Thursday, August 30, 2012

The Apartment Composter

I've long been interested in composting at home, even before I read Garbology, but the problem has always been that I live on the second floor of an apartment, don't have a lawn and therefore have no way to use any compost I might create.  I used to work with a woman who was a Master Composter, which is really a thing, she has a certificate and everything, and she always had a bucket on the counter for us to put food scraps in.  It never smelled, only got fruit flies when it had been sitting there for a very long time, and I started thinking that maybe this is something that I should try for myself.

But it always came back to: what do I do with compost?

I finally figured that out.  I had heard that sometimes Whole Foods will take compost, so I looked into that.  It seems that my local Whole Foods do not, but there is a truck that comes to the Farmer's Markets that does!  So now I just need to figure out a system to make this work in my apartment, and see how ambitious I am about actually dropping it off.

First order of business is finding a container.  These are the containers that my boss used to bring into work:
They worked well, had a charcoal filter to reduce stinkiness, but they cost $20, and since I'm in the experimental phase, I don't want to spend any money yet.

I emailed her to ask if she has a spare bucket I could borrow til I'm ready to commit.  Then I put an ad on Freecycle to see if anyone has one they can give up.  I haven't gotten any nibbles from Freecycle, but my former boss got back to me and said that you don't need a fancy bucket, any pail will do as long as it has a lid. She suggested a 32 ounce yogurt container, which I have plenty of.

Next wrinkle: Convincing BF that we should do this.

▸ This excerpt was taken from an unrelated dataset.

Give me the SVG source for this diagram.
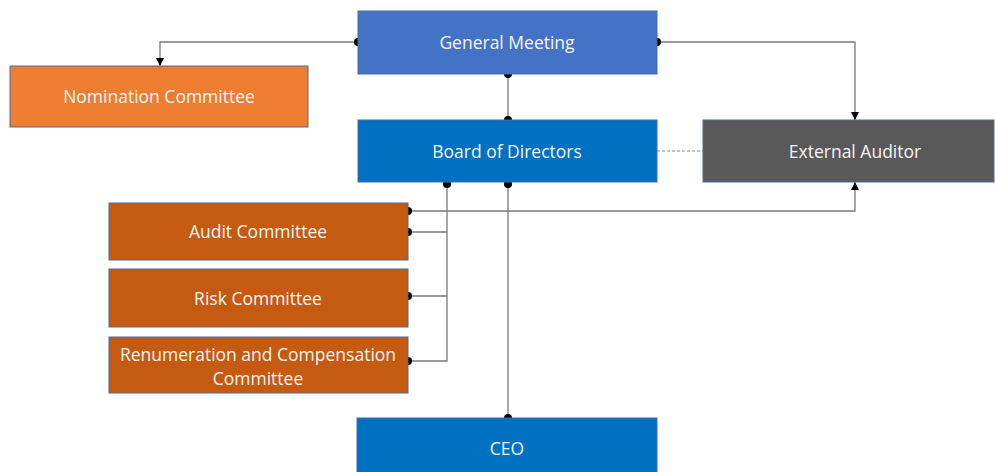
<svg xmlns="http://www.w3.org/2000/svg" width="995" height="472" viewBox="0 0 995 472">
  <style>
    .box { stroke: #4a6aa8; stroke-width: 1; }
    .lbl { font-family: "Open Sans", "Noto Sans", sans-serif; font-size: 17.5px; fill: #f4f4f4; text-anchor: middle; dominant-baseline: central; }
    .wire { fill: none; stroke: #7a7a7a; stroke-width: 1.3; }
    .dash { fill: none; stroke: #8a8a8a; stroke-width: 1.2; stroke-dasharray: 3 2; }
    .dot { fill: #000; }
  </style>
  <defs>
    <marker id="arrow" viewBox="0 0 10 10" refX="10" refY="5" markerWidth="8" markerHeight="8" markerUnits="userSpaceOnUse" orient="auto">
      <path d="M0,0 L10,5 L0,10 Z" fill="#000"/>
    </marker>
  </defs>
  <rect width="995" height="472" fill="#ffffff"/>

  <g id="connectors">
    <path class="wire" d="M358,42 H160 V66" marker-end="url(#arrow)"/>
    <path class="wire" d="M657,42 H855 V120" marker-end="url(#arrow)"/>
    <path class="wire" d="M508,74 V120"/>
    <path class="dash" d="M657,151 H703"/>
    <path class="wire" d="M508,182 V418"/>
    <path class="wire" d="M447,182 V361 H408"/>
    <path class="wire" d="M447,232 H408"/>
    <path class="wire" d="M447,296 H408"/>
    <path class="wire" d="M408,211 H855 V182" marker-end="url(#arrow)"/>
    <circle class="dot" cx="358" cy="42" r="4"/>
    <circle class="dot" cx="657" cy="42" r="4"/>
    <circle class="dot" cx="508" cy="74" r="4"/>
    <circle class="dot" cx="508" cy="120" r="4"/>
    <circle class="dot" cx="447" cy="184" r="4"/>
    <circle class="dot" cx="508" cy="184" r="4"/>
    <circle class="dot" cx="508" cy="418" r="4"/>
    <circle class="dot" cx="408" cy="211" r="4"/>
    <circle class="dot" cx="408" cy="232" r="4"/>
    <circle class="dot" cx="408" cy="296" r="4"/>
    <circle class="dot" cx="408" cy="361" r="4"/>
  </g>

  <g id="general-meeting">
    <rect class="box" x="358" y="11" width="299" height="63" fill="#4472c4"/>
    <text class="lbl" x="507" y="42">General Meeting</text>
  </g>
  <g id="nomination-committee">
    <rect class="box" x="10" y="66" width="298" height="61" fill="#ed7d31"/>
    <text class="lbl" x="159" y="96">Nomination Committee</text>
  </g>
  <g id="board-of-directors">
    <rect class="box" x="358" y="120" width="299" height="62" fill="#0070c0"/>
    <text class="lbl" x="507" y="151">Board of Directors</text>
  </g>
  <g id="external-auditor">
    <rect class="box" x="703" y="120" width="291" height="62" fill="#595959"/>
    <text class="lbl" x="855" y="151">External Auditor</text>
  </g>
  <g id="audit-committee">
    <rect class="box" x="109" y="203" width="299" height="57" fill="#c55a11"/>
    <text class="lbl" x="258" y="231">Audit Committee</text>
  </g>
  <g id="risk-committee">
    <rect class="box" x="109" y="269" width="299" height="58" fill="#c55a11"/>
    <text class="lbl" x="258" y="298">Risk Committee</text>
  </g>
  <g id="renumeration-committee">
    <rect class="box" x="109" y="337" width="299" height="56" fill="#c55a11"/>
    <text class="lbl" x="258" y="354">Renumeration and Compensation</text>
    <text class="lbl" x="258" y="378">Committee</text>
  </g>
  <g id="ceo">
    <rect class="box" x="357" y="418" width="300" height="60" fill="#0070c0"/>
    <text class="lbl" x="507" y="448">CEO</text>
  </g>
</svg>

We have had many issues with household pests in the past.  We lost an entire cupboard's worth of food to pantry moths last summer, so naturally, he's a bit skeptical about keeping food waste on hand for two weeks or more.  I decided the best route to go would be to start with coffee grounds and eggshells.  Both are very compostable, both are things we use a lot, but neither should get stinky or attract bugs.

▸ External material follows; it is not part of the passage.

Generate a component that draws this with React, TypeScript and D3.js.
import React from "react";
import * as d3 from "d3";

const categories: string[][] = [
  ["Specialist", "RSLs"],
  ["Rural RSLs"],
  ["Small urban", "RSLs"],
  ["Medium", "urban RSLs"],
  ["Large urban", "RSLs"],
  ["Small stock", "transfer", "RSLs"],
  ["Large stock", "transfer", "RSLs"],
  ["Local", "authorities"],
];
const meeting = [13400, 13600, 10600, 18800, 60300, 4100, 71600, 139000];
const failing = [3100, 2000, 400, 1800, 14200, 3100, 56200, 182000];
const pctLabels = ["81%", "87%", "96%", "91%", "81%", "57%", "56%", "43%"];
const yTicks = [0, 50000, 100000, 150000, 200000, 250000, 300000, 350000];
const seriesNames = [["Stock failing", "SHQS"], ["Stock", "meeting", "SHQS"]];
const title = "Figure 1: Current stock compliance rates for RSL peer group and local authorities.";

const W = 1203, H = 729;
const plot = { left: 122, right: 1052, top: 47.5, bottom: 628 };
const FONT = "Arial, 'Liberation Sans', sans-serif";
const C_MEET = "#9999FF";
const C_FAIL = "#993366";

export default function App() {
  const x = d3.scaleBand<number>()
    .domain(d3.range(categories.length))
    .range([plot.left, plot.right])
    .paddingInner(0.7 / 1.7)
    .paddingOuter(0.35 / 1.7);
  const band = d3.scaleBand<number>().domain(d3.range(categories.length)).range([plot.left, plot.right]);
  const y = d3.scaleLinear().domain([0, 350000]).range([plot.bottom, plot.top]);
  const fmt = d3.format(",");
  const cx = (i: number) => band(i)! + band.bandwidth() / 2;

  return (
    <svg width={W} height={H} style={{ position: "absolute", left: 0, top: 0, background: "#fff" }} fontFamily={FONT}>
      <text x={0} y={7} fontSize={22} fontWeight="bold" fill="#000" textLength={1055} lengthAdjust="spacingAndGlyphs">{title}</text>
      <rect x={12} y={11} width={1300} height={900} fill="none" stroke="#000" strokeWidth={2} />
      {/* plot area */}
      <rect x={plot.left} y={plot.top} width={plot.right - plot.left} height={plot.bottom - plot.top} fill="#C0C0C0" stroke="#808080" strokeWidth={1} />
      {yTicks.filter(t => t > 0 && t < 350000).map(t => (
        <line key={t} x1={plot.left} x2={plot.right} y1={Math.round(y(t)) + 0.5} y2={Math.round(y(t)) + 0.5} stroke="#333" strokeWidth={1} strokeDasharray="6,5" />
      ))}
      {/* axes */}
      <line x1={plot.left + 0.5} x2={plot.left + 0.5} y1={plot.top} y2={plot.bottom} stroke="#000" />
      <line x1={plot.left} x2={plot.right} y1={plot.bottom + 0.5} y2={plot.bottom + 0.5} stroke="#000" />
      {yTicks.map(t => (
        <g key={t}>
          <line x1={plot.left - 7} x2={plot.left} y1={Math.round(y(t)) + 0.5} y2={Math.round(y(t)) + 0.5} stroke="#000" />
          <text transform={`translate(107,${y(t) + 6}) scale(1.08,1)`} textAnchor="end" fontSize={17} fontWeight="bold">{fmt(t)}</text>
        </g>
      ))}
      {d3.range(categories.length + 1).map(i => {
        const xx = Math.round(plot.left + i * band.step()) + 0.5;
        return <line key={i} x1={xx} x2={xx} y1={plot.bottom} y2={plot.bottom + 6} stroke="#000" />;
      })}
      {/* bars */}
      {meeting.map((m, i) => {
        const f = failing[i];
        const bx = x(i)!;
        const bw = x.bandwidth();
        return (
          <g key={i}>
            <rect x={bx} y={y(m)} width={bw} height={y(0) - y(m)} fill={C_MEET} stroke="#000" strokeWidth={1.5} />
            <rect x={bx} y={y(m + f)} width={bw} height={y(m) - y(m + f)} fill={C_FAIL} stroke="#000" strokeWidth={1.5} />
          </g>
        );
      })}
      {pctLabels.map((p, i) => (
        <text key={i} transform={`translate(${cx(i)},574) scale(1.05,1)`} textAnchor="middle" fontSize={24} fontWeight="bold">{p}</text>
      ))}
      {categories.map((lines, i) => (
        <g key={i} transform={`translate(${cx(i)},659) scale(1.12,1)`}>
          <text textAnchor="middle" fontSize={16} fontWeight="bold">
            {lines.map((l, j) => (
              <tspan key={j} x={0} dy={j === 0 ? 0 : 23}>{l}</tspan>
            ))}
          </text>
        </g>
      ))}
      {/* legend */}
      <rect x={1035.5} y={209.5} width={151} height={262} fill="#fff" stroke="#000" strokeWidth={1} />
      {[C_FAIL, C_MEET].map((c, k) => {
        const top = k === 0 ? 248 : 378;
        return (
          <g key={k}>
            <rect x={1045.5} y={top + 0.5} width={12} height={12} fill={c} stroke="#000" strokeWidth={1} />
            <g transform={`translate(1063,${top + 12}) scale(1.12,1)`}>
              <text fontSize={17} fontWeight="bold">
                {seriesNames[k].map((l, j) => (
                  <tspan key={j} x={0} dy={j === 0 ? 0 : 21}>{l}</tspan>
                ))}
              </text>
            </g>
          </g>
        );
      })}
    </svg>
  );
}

I've also decided to upgrade from the 32 ounce yogurt container (cause with coffee it would fill up right away) to a one gallon ice cream pail, which means that BF will have to eat one gallon of ice cream first.  That should make him more amenable.

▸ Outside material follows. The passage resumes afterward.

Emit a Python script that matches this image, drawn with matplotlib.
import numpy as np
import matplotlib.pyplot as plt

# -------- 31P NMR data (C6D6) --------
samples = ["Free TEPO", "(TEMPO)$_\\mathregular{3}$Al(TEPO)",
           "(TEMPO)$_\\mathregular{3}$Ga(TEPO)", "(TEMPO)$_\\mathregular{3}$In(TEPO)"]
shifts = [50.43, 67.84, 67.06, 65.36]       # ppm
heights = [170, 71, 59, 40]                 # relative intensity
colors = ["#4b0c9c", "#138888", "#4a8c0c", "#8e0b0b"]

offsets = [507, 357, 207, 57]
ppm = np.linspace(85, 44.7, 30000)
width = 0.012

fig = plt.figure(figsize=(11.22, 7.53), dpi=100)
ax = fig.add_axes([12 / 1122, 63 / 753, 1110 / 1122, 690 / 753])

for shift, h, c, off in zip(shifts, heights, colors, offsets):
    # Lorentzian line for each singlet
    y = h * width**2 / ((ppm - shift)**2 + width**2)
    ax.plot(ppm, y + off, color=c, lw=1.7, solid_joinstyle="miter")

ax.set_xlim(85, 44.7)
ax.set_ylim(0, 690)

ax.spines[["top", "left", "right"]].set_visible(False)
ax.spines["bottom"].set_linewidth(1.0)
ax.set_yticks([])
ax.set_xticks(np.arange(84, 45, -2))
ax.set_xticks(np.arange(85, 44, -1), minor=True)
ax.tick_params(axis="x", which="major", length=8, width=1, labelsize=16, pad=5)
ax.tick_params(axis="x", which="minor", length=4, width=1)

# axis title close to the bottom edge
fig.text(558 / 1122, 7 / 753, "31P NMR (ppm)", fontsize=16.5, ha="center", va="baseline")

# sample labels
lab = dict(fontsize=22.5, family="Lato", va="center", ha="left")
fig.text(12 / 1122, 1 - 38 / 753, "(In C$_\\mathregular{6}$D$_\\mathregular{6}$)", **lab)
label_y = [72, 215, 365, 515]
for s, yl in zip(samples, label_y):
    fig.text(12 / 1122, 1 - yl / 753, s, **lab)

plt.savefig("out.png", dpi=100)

Right now, this is very much in the experimental phase.  We'll see how it works for us, and we'll see how ambitious I am about bringing it to the farmer's market.  I'm really excited about this though--strangely excited.  This is something that I've wanted to try for so long, I'm just thrilled that I found a way to (potentially) make it work!


  1. I've wanted to do this too, but haven't tried it! I'm interested to see how you make it work. Our big thing is making sure the dogs don't get into it.

  2. Creating a compost bin is one of the main things that Jason and I can't wait to set up at the new house!

  3. my husband and I compost! We use a large tupperware container with a lid. We juice often, so we always put the waste in the container, as well as coffee grounds, shells, and the peels of vegetables we don't eat. Then we dump it in a ditch in our backyard (actually, my husband made a little section that's closed off from our dog, and we put it in there). The turnover is super high, and then we use it for dirt for our herb garden and veggies garden!